SUPPLIED DATA =>
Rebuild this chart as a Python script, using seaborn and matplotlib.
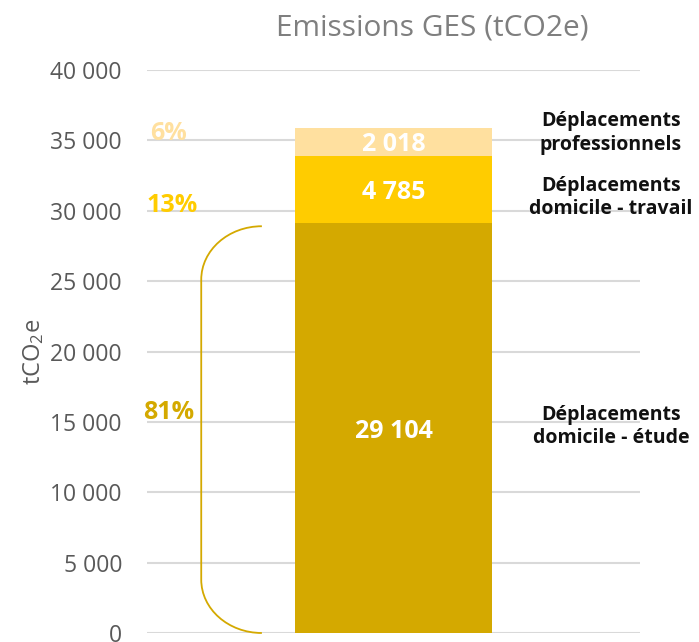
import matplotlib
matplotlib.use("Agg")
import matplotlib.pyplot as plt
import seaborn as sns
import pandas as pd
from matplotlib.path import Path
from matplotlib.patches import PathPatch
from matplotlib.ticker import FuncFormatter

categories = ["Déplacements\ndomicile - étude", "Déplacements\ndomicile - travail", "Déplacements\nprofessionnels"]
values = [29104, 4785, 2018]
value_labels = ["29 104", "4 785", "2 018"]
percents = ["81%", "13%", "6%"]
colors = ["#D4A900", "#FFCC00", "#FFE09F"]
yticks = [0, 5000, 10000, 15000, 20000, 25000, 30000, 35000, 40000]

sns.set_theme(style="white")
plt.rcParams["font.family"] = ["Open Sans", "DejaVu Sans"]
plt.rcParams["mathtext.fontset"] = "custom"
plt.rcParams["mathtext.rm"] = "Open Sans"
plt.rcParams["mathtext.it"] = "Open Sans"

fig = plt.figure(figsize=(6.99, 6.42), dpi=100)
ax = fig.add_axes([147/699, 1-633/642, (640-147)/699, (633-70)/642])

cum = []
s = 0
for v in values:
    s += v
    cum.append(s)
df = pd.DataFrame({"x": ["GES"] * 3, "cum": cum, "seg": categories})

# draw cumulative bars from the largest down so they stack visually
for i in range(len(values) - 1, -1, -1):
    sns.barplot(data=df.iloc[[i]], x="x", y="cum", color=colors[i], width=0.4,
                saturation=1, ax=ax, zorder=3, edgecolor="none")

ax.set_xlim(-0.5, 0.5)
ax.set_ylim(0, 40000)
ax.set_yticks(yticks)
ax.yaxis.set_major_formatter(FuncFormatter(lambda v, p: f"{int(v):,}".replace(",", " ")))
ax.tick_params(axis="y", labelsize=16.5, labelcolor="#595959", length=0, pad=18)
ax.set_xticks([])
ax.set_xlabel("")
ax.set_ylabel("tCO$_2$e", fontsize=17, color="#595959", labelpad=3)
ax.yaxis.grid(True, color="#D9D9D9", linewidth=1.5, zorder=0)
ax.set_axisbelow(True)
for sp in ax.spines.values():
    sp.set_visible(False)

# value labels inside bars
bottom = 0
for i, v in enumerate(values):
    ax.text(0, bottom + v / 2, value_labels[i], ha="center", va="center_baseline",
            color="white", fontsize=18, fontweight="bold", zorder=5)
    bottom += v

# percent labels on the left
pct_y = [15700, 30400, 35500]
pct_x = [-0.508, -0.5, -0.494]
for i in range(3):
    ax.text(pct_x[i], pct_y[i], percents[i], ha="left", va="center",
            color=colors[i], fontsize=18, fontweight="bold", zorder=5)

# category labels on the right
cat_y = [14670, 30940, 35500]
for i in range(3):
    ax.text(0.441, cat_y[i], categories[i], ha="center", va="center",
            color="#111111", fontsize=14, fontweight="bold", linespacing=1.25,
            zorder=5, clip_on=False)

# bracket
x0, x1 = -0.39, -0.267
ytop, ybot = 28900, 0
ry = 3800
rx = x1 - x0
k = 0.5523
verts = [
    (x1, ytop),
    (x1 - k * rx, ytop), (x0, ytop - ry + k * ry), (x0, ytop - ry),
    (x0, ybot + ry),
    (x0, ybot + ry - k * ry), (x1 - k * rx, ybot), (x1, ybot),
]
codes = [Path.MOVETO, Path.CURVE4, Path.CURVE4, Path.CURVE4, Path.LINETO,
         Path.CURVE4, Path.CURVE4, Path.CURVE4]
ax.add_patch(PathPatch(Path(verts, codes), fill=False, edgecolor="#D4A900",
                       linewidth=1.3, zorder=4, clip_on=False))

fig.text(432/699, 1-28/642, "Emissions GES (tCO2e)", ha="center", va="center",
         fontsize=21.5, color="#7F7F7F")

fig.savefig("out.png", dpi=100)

YOUR TASK => Write out again, exactly, the lines from the start of the listing up to the line containing "from matplotlib.ticker import FuncFormatter", with both ends and without pictures.

ANSWER =>
Rebuild this chart as a Python script, using seaborn and matplotlib.
import matplotlib
matplotlib.use("Agg")
import matplotlib.pyplot as plt
import seaborn as sns
import pandas as pd
from matplotlib.path import Path
from matplotlib.patches import PathPatch
from matplotlib.ticker import FuncFormatter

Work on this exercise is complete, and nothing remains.